Андрей Петрович Шмалько присел на краешек своей постели, попытался застегнуть пижаму. Но на ней была всего одна пуговица. Застегивалось криво. От этого бывший инженер строительно-монтажного управления тоненько заплакал. Он выл сверлящим голосом, так что всем стало жутко, не только «ребятушкам», но и самому Ивану Дмитриевичу.

Сквозь этот вой пробивался всхлип:

– Зачем он исчез?! Я к нему привы-ы-ык!

Голубев глядел в глаза инженера Шмалько, и они казались ему ясными, умными.

Они показались ему глазами мировой, вечной скорби.

Однако вскоре вой стих, и выражение и глаз, и лица у Андрея Петровича опять стало размытым, удобным для послушного общения.

Шмалько тряхнул головой и пообещал первым принять участие в шахматном турнире.

Голубев десять лет привыкал к таким незначительным, ирреальным сценам и все же никак не мог до конца въехать в колею Бедлама. Так раньше назывался дом скорби. Плач Шмалько дальним эхом буравил его, тоненько, почти незаметно.

Иван Дмитриевич в своем кабинете вымыл руки, поглядел на них, растопырив пальцы. Руки как руки, с черными пружинками-волосками. Чем-то свои руки ему не нравились.

В кабинете зазвонил телефон. Гнусавый голос доктора Уфимцева просил доставить больного Чаусова на обработку крови лазером.

Иван Дмитриевич позвал сестру Олю Синицыну, единственное существо, кто в их заведении был абсолютно здоров.

Олечка Синицына простодушно спросила, почему Иван Дмитриевич сегодня такой хмурый. Голубев устало улыбнулся:

– Погода, Ольга Тимофеевна, погода.

Если бы не этот еле заметный запах картошки от накрахмаленного халата Олечки (зачем она его крахмалит?), то он давно бы подбил к ней клинья.

Голубев аскетом никогда не был: считал, что любовь и семья это одно, а флирт – другое. Мир двуедин. Декарт[6]. Дуализм – две музыки, классическая и остальная.

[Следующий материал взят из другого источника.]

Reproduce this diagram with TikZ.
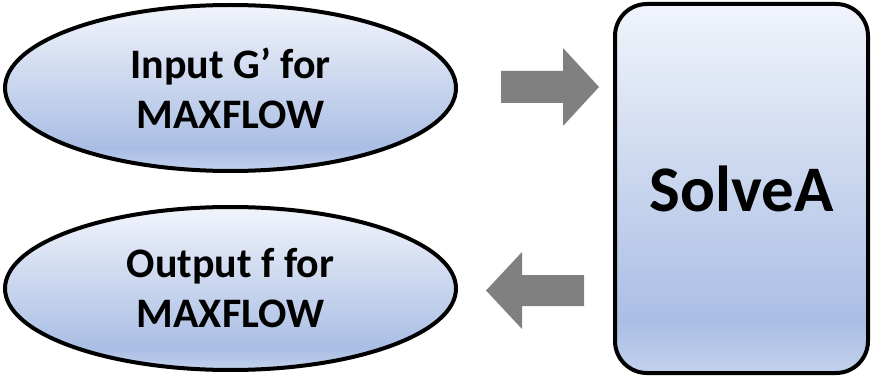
\documentclass[tikz,border=0pt]{standalone}
\usepackage{fontspec}
\setmainfont{Carlito}
\usetikzlibrary{shapes.geometric}
\definecolor{gtop}{HTML}{F1F4FB}
\definecolor{gmid}{HTML}{AABEE4}
\definecolor{gbot}{HTML}{C2D1EC}
\definecolor{arrowgray}{HTML}{808080}
\pgfdeclareverticalshading{office}{100bp}{color(0bp)=(gbot); color(25bp)=(gbot); color(32bp)=(gmid); color(75bp)=(gtop); color(100bp)=(gtop)}
\tikzset{
  oval/.style={ellipse, draw=black, line width=4pt, shading=office, inner sep=0pt,
    minimum width=451pt, align=center, font=\fontsize{42}{50}\selectfont\bfseries},
  solver/.style={rectangle, draw=black, line width=4pt, shading=office, rounded corners=32pt,
    minimum width=253pt, minimum height=369pt, font=\fontsize{65}{66}\selectfont\bfseries},
  blockarrow/.style={fill=arrowgray, draw=none}
}
\begin{document}
\begin{tikzpicture}[x=1pt,y=-1pt]
\useasboundingbox (0,0) rectangle (871,377);
\node[oval, minimum height=166pt] (in) at (230.5,88) {Input G’ for\\MAXFLOW};
\node[oval, minimum height=163pt] (out) at (230.5,288.5) {Output f for\\MAXFLOW};
\node[solver] (solve) at (741.5,188.5) {SolveA};
\coordinate (a1) at (501,87);
\coordinate (a2) at (599,87);
\coordinate (b1) at (584,290.5);
\coordinate (b2) at (486,290.5);
\fill[blockarrow] (a1) ++(0,-16) -- ++(62,0) -- ++(0,-23) -- (a2) -- (563,126) -- ++(0,-23) -- (501,103) -- cycle;
\fill[blockarrow] (b1) ++(0,-15.5) -- ++(-62,0) -- ++(0,-23) -- (b2) -- (522,329) -- ++(0,-23) -- (584,306) -- cycle;
\end{tikzpicture}
\end{document}
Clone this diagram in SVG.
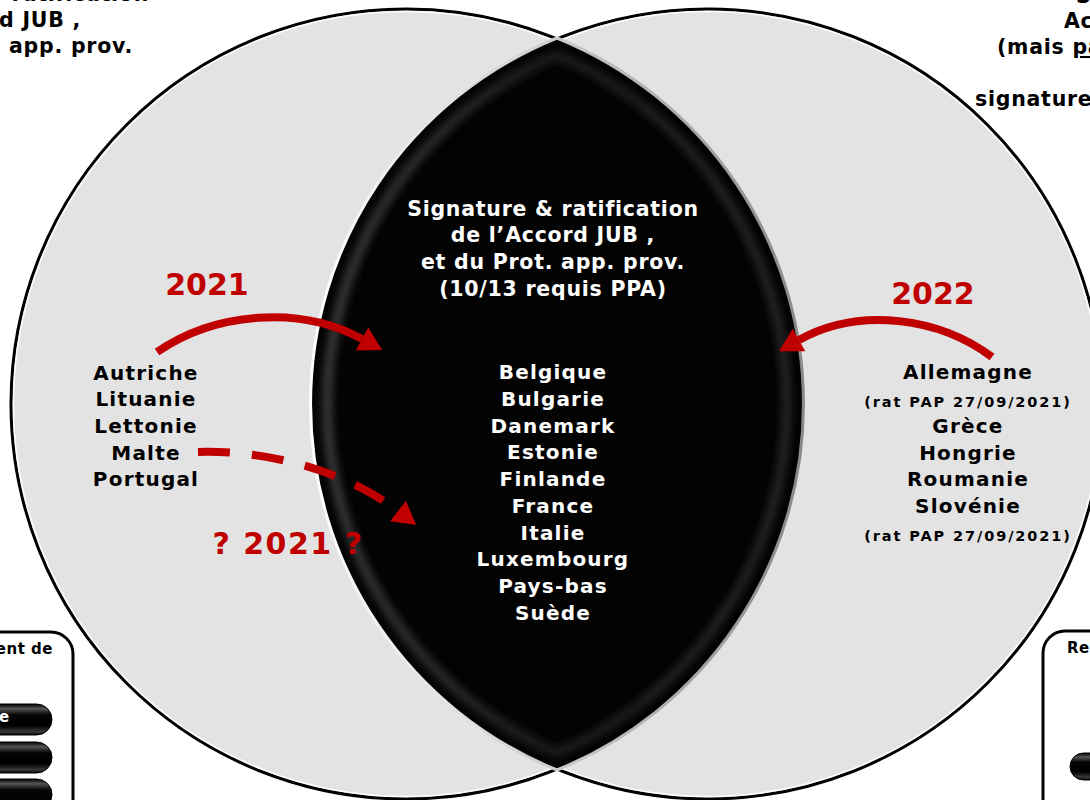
<svg xmlns="http://www.w3.org/2000/svg" width="1090" height="800" viewBox="0 0 1090 800">
<style>
.t{font-family:"DejaVu Sans",Verdana,"Liberation Sans",sans-serif;font-weight:bold;text-anchor:middle}
.s{text-anchor:start}
.e{text-anchor:end}
.w{fill:#fff}
.k{fill:#000}
.title{font-size:20.5px;letter-spacing:0.75px}
.cty{font-size:20px;letter-spacing:1.2px}
.small{font-size:14.5px;letter-spacing:1.9px}
.red{fill:#c00000;font-size:30px}
.box{fill:#fff;stroke:#000;stroke-width:3}
.pill{fill:url(#pillGrad);stroke:#000;stroke-width:1}
.circ{fill:#e3e3e3;stroke:#000;stroke-width:3}
.hl{fill:none;stroke:#fff;stroke-width:1.5;opacity:0.9}
.arr{fill:none;stroke:#c00000;stroke-width:8;marker-end:url(#ah)}
.dash{stroke-dasharray:32 22}
</style>
<defs>
<marker id="ah" markerUnits="userSpaceOnUse" markerWidth="26" markerHeight="28" viewBox="0 -14 24 28" refX="0" refY="0" orient="auto"><path d="M0,-13 L23,0 L0,13Z" fill="#c00000"/></marker>
<clipPath id="lensClip"><path d="M557,38 A395,395 0 0 0 557,770 A395,395 0 0 0 557,38Z"/></clipPath>
<filter id="blur" x="-10%" y="-10%" width="120%" height="120%"><feGaussianBlur stdDeviation="5"/></filter>
<linearGradient id="glowGrad" x1="0" y1="0" x2="1" y2="0"><stop offset="0" stop-color="#5a5a5a"/><stop offset="0.5" stop-color="#2a2a2a"/><stop offset="1" stop-color="#383838"/></linearGradient>
<linearGradient id="rimGrad" x1="0" y1="0" x2="1" y2="0"><stop offset="0" stop-color="#fff"/><stop offset="0.5" stop-color="#ccc"/><stop offset="1" stop-color="#888"/></linearGradient>
<linearGradient id="pillGrad" x1="0" y1="0" x2="0" y2="1"><stop offset="0" stop-color="#000"/><stop offset="0.15" stop-color="#555"/><stop offset="0.35" stop-color="#050505"/><stop offset="0.7" stop-color="#000"/><stop offset="0.9" stop-color="#3a3a3a"/><stop offset="1" stop-color="#000"/></linearGradient>
</defs>
<rect width="1090" height="800" fill="#fff"/>

<g id="circle-left">
<circle class="circ" cx="406" cy="404" r="395"/>
<circle class="hl" cx="406" cy="404" r="392.5"/>
</g>
<g id="circle-right">
<circle class="circ" cx="708" cy="404" r="395"/>
<circle class="hl" cx="708" cy="404" r="392.5"/>
</g>

<g id="lens">
<path d="M557,38 A395,395 0 0 0 557,770 A395,395 0 0 0 557,38Z" fill="#030303" stroke="url(#rimGrad)" stroke-width="3"/>
<g clip-path="url(#lensClip)">
<path d="M557,55 A380,380 0 0 0 557,753 A380,380 0 0 0 557,55Z" fill="none" stroke="url(#glowGrad)" stroke-width="6" filter="url(#blur)"/>
</g>
<text class="t w title" x="553" y="215.5">Signature &amp; ratification</text>
<text class="t w title" x="553" y="242.2">de l’Accord JUB ,</text>
<text class="t w title" x="553" y="268.9">et du Prot. app. prov.</text>
<text class="t w title" x="553" y="295.6">(10/13 requis PPA)</text>
<text class="t w cty" x="553" y="379.3">Belgique</text>
<text class="t w cty" x="553" y="406">Bulgarie</text>
<text class="t w cty" x="553" y="432.7">Danemark</text>
<text class="t w cty" x="553" y="459.4">Estonie</text>
<text class="t w cty" x="553" y="486.1">Finlande</text>
<text class="t w cty" x="553" y="512.8">France</text>
<text class="t w cty" x="553" y="539.5">Italie</text>
<text class="t w cty" x="553" y="566.2">Luxembourg</text>
<text class="t w cty" x="553" y="592.9">Pays-bas</text>
<text class="t w cty" x="553" y="619.6">Suède</text>
</g>

<g id="left-group">
<text class="t k cty" x="146" y="379.5">Autriche</text>
<text class="t k cty" x="146" y="406.2">Lituanie</text>
<text class="t k cty" x="146" y="432.9">Lettonie</text>
<text class="t k cty" x="146" y="459.6">Malte</text>
<text class="t k cty" x="146" y="486.3">Portugal</text>
<text class="t red" x="207" y="294.5">2021</text>
<text class="t red" x="288" y="554" style="letter-spacing:1.5px">? 2021 ?</text>
</g>

<g id="right-group">
<text class="t k cty" x="968" y="379">Allemagne</text>
<text class="t k small" x="968" y="406.5">(rat PAP 27/09/2021)</text>
<text class="t k cty" x="968" y="433">Grèce</text>
<text class="t k cty" x="968" y="459.7">Hongrie</text>
<text class="t k cty" x="968" y="486.4">Roumanie</text>
<text class="t k cty" x="968" y="513">Slovénie</text>
<text class="t k small" x="968" y="540.5">(rat PAP 27/09/2021)</text>
<text class="t red" x="933" y="304">2022</text>
</g>

<g id="top-left-text">
<text class="t e k title" x="149" y="1">ratification</text>
<text class="t e k title" x="81" y="27">d JUB ,</text>
<text class="t e k title" x="133" y="53">app. prov.</text>
</g>

<g id="top-right-text">
<text class="t s k title" x="1076" y="3">S</text>
<text class="t s k title" x="1064" y="28">Ac</text>
<text class="t s k title" x="997" y="54">(mais <tspan text-decoration="underline">pa</tspan></text>
<text class="t s k title" x="975" y="106">signature</text>
</g>

<g id="box-left">
<rect class="box" x="-150" y="632" width="223" height="260" rx="22"/>
<text class="t e k" x="53" y="654" style="font-size:15px;letter-spacing:0.5px">ent de</text>
<rect class="pill" x="-80" y="704" width="132" height="31" rx="15.5"/>
<text class="t s w" x="-1" y="722" style="font-size:15px">e</text>
<rect class="pill" x="-80" y="742" width="132" height="31" rx="15.5"/>
<rect class="pill" x="-80" y="779" width="132" height="31" rx="15.5"/>
</g>

<g id="box-right">
<rect class="box" x="1043" y="631" width="200" height="260" rx="22"/>
<text class="t s k" x="1067" y="653" style="font-size:15px;letter-spacing:0.5px">Re</text>
<rect class="pill" x="1070" y="753" width="100" height="27" rx="13.5"/>
</g>

<g id="connectors">
<path class="arr" d="M157,352 C215,312 300,305 362,339"/>
<path class="arr" d="M992,357 C940,318 860,306 799,340"/>
<path class="arr dash" d="M198,452 C262,450 342,468 398,511"/>
</g>
</svg>
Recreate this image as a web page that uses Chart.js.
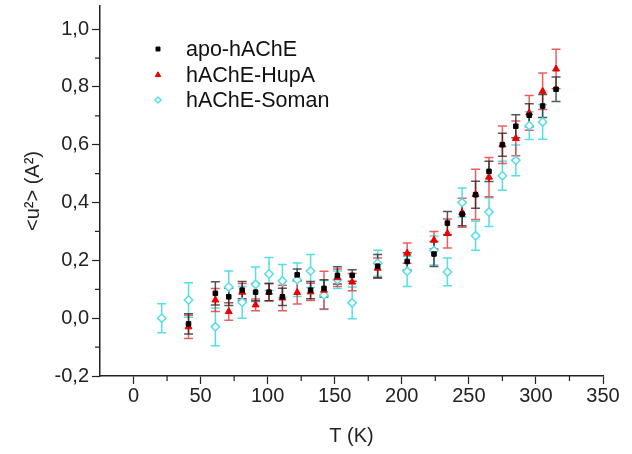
<!DOCTYPE html>
<html>
<head>
<meta charset="utf-8">
<script src="https://cdn.jsdelivr.net/npm/chart.js@4.4.1/dist/chart.umd.min.js"></script>
<style>
  html, body { margin: 0; padding: 0; background: #fff; }
  #msdChart { display: block; }
</style>
</head>
<body>
<canvas id="msdChart" width="632" height="454"></canvas>
<script>
// temperatures (K)
const tempK = [21, 41, 61, 71, 81, 91, 101, 111, 122, 132, 142, 152, 163, 182, 204, 224, 234, 245, 255, 265, 275, 285, 295, 305, 315];

const apoValues = [null, -0.02, 0.086, 0.074, 0.097, 0.09, 0.09, 0.074, 0.15, 0.097, 0.103, 0.148, 0.148, 0.18, 0.196, 0.222, 0.329, 0.36, 0.427, 0.508, 0.60, 0.664, 0.702, 0.734, 0.792];
const apoErrors = [null, 0.035, 0.04, 0.03, 0.03, 0.03, 0.03, 0.03, 0.02, 0.03, 0.03, 0.03, 0.02, 0.04, 0.03, 0.043, 0.04, 0.04, 0.047, 0.035, 0.04, 0.04, 0.04, 0.04, 0.042];

const hupaValues = [null, -0.03, 0.063, 0.023, 0.09, 0.046, 0.09, 0.07, 0.089, 0.091, 0.097, 0.14, 0.125, 0.173, 0.225, 0.27, 0.293, 0.365, 0.428, 0.488, 0.60, 0.622, 0.71, 0.785, 0.862];
const hupaErrors = [null, 0.04, 0.04, 0.03, 0.03, 0.02, 0.03, 0.044, 0.04, 0.03, 0.065, 0.03, 0.03, 0.035, 0.035, 0.03, 0.05, 0.05, 0.087, 0.068, 0.065, 0.06, 0.06, 0.063, 0.068];

const somanValues = [0.0, 0.063, -0.03, 0.108, 0.055, 0.117, 0.153, 0.129, 0.133, 0.163, 0.08, 0.133, 0.053, 0.19, 0.162, 0.234, 0.16, 0.40, 0.285, 0.367, 0.493, 0.546, 0.666, 0.679, null];
const somanErrors = [0.05, 0.06, 0.065, 0.055, 0.055, 0.06, 0.057, 0.057, 0.058, 0.057, 0.05, 0.03, 0.055, 0.045, 0.052, 0.05, 0.048, 0.05, 0.05, 0.05, 0.05, 0.053, 0.048, 0.06, null];

const seriesNames = ['apo-hAChE', 'hAChE-HupA', 'hAChE-Soman'];
const xTickLabels = [0, 50, 100, 150, 200, 250, 300, 350];
const yTickLabels = [-0.2, 0, 0.2, 0.4, 0.6, 0.8, 1.0];

const FONT = "'Liberation Sans', Arial, sans-serif";
const cyan = 'rgb(85,222,230)';

function points(vals, errs) {
  const pts = [], e = [];
  tempK.forEach((t, i) => {
    if (vals[i] === null) return;
    pts.push({ x: t, y: vals[i] });
    e.push(errs[i]);
  });
  return { pts, e };
}

const apo = points(apoValues, apoErrors);
const hupa = points(hupaValues, hupaErrors);
const soman = points(somanValues, somanErrors);

const datasets = [
  {
    label: seriesNames[0], data: apo.pts, errors: apo.e,
    errColor: 'rgba(30,30,30,0.75)',
    pointStyle: 'rect', pointRadius: 3.2,
    backgroundColor: '#000', borderColor: '#000', borderWidth: 1
  },
  {
    label: seriesNames[1], data: hupa.pts, errors: hupa.e,
    errColor: 'rgba(230,40,40,0.75)',
    pointStyle: 'triangle', pointRadius: 4,
    backgroundColor: 'rgb(235,0,0)', borderColor: 'rgb(235,0,0)', borderWidth: 1
  },
  {
    label: seriesNames[2], data: soman.pts, errors: soman.e,
    errColor: cyan,
    pointStyle: 'rectRot', pointRadius: 4.2,
    backgroundColor: '#fff', borderColor: cyan, borderWidth: 1.5
  }
];

// vertical error bars with caps, drawn under the markers
const errorBars = {
  id: 'errorBars',
  beforeDatasetsDraw(chart) {
    const ctx = chart.ctx;
    const yScale = chart.scales.y;
    for (let i = chart.data.datasets.length - 1; i >= 0; i--) {
      const ds = chart.data.datasets[i];
      const meta = chart.getDatasetMeta(i);
      ctx.save();
      ctx.strokeStyle = ds.errColor;
      ctx.lineWidth = 1.5;
      meta.data.forEach((pt, j) => {
        const v = ds.data[j].y, e = ds.errors[j];
        const top = yScale.getPixelForValue(v + e);
        const bot = yScale.getPixelForValue(v - e);
        ctx.beginPath();
        ctx.moveTo(pt.x, top); ctx.lineTo(pt.x, bot);
        ctx.moveTo(pt.x - 4.5, top); ctx.lineTo(pt.x + 4.5, top);
        ctx.moveTo(pt.x - 4.5, bot); ctx.lineTo(pt.x + 4.5, bot);
        ctx.stroke();
      });
      ctx.restore();
    }
  }
};

// minor ticks (shorter) on both axes
const minorTicks = {
  id: 'minorTicks',
  afterDraw(chart) {
    const ctx = chart.ctx;
    const xs = chart.scales.x, ys = chart.scales.y;
    ctx.save();
    ctx.strokeStyle = '#222';
    ctx.lineWidth = 1.2;
    ctx.beginPath();
    for (let v = 25; v < 350; v += 50) {
      const px = xs.getPixelForValue(v);
      ctx.moveTo(px, xs.top); ctx.lineTo(px, xs.top + 5);
    }
    for (let v = -0.1; v < 1.0; v += 0.2) {
      const py = ys.getPixelForValue(v);
      ctx.moveTo(ys.right, py); ctx.lineTo(ys.right - 5, py);
    }
    ctx.stroke();
    ctx.restore();
  }
};

// legend inside the plot, top left
const insideLegend = {
  id: 'insideLegend',
  afterDraw(chart) {
    const ctx = chart.ctx;
    const rows = [49, 75, 100];
    const sizes = [2.8, 3.2, 3];
    ctx.save();
    ctx.font = '21.5px ' + FONT;
    ctx.textBaseline = 'middle';
    ctx.textAlign = 'left';
    chart.data.datasets.forEach((ds, i) => {
      ctx.fillStyle = ds.backgroundColor;
      ctx.strokeStyle = ds.borderColor;
      ctx.lineWidth = ds.borderWidth;
      Chart.helpers.drawPoint(ctx, { pointStyle: ds.pointStyle, radius: sizes[i], rotation: 0, borderWidth: ds.borderWidth }, 158, rows[i]);
      ctx.fillStyle = '#111';
      ctx.fillText(ds.label, 186, rows[i] + 1);
    });
    ctx.restore();
  }
};

function comma(v) {
  const r = Math.round(v * 10) / 10;
  return (r === 0 ? 0 : r).toFixed(1).replace('.', ',');
}

new Chart(document.getElementById('msdChart').getContext('2d'), {
  type: 'scatter',
  data: { datasets: datasets },
  plugins: [errorBars, minorTicks, insideLegend],
  options: {
    responsive: false,
    animation: false,
    layout: { padding: { left: 0, right: 29, top: 3, bottom: 0 } },
    plugins: {
      legend: { display: false },
      tooltip: { enabled: false }
    },
    scales: {
      x: {
        type: 'linear',
        min: -25, max: 350,
        afterFit: (s) => { s.height = 78; },
        afterBuildTicks: (s) => { s.ticks = xTickLabels.map(v => ({ value: v })); },
        grid: { drawOnChartArea: false, drawTicks: true, tickLength: 8, tickColor: '#222', tickWidth: 1.2 },
        border: { color: '#222', width: 1.5 },
        ticks: { color: '#222', font: { family: FONT, size: 20 }, padding: 0, maxRotation: 0 },
        title: { display: true, text: 'T (K)', color: '#222', font: { family: FONT, size: 20 }, padding: { top: 0, bottom: 6 } }
      },
      y: {
        type: 'linear',
        min: -0.2, max: 1.08,
        afterFit: (s) => { s.width = 100; },
        afterBuildTicks: (s) => { s.ticks = yTickLabels.map(v => ({ value: v })); },
        grid: { drawOnChartArea: false, drawTicks: true, tickLength: 8, tickColor: '#222', tickWidth: 1.2 },
        border: { color: '#222', width: 1.5 },
        ticks: { color: '#222', font: { family: FONT, size: 20, lineHeight: 0.3 }, padding: 3, callback: (v) => comma(v) },
        title: { display: true, text: '<u²> (A²)', color: '#222', font: { family: FONT, size: 20 }, padding: { top: 21, bottom: 0 } }
      }
    }
  }
});
</script>
</body>
</html>
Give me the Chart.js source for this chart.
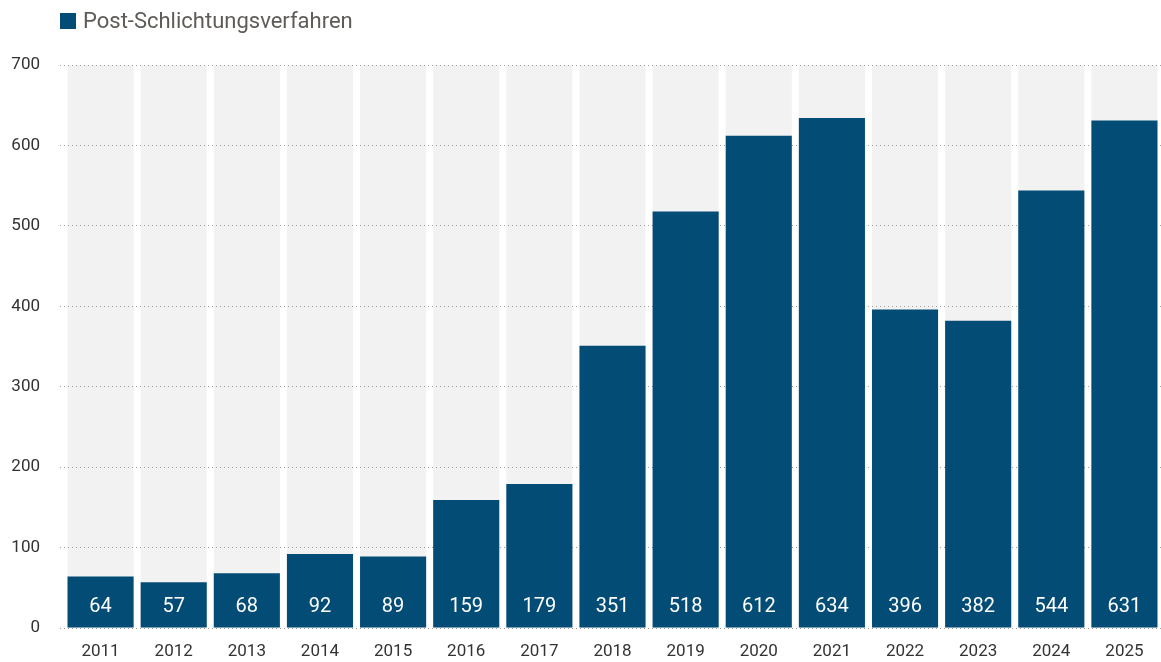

– Оля, а ты гладить любишь?

– Смотря кого.

Простой народный юмор, без выкрутасов.

– Ежиков… Рубашки?

– Обожаю!

Она метнула золотистые глаза в лицо ординатора, понимая, что тот шутит.

– Без складок?

– Без!

Чего тут смешного?

– Ну вот…

– Что «ну вот», доктор? – Лицо ее стало серьезным. – У мужчины я ценю три вещи: чистые туфли, отглаженную рубашку и…

– И?..

– Иронию!

Он взглянул на девушку с любопытством.

– Потом как-нибудь поделишься секретом глажения. Беги, беги, а то Уфимцев бушует!

Оля упорхнула.

Он опять глубоко вдохнул и выдохнул. Такая дыхательная гимнастика профилактического толка вошла в привычку: «Запах, картофельный запах выдает. Конечно, она – из едоков, – решил Голубев. – А жаль! Куда ни кинь – все клин, психи да едоки. И пасленщики».

Иван Дмитриевич подошел к своему шкафу, нагнулся, и с нижней полки, там, где должна была храниться сапожная щетка с кремом, достал картонный лист. Покоробленная, с ржавыми подтеками гравюра. Она в этом шкафу испокон веков. На репродукции в сером воздухе витали, по-другому не скажешь, пасмурные люди. Человекозвери. Мужчины-уроды. И женщины такого же переходного вида, зверюхи, но в чистых чепчиках, такие носила прислуга в русских дворянских усадьбах девятнадцатого века. Застолье в подвале при свете керосиновой лампы. Ублюдочная вечеря, ритуал.

Картина называлась «Едоки картофеля».

Написал ее не русский и не помещик – Винсент Ван Гог.[7]. По национальности арлезианец.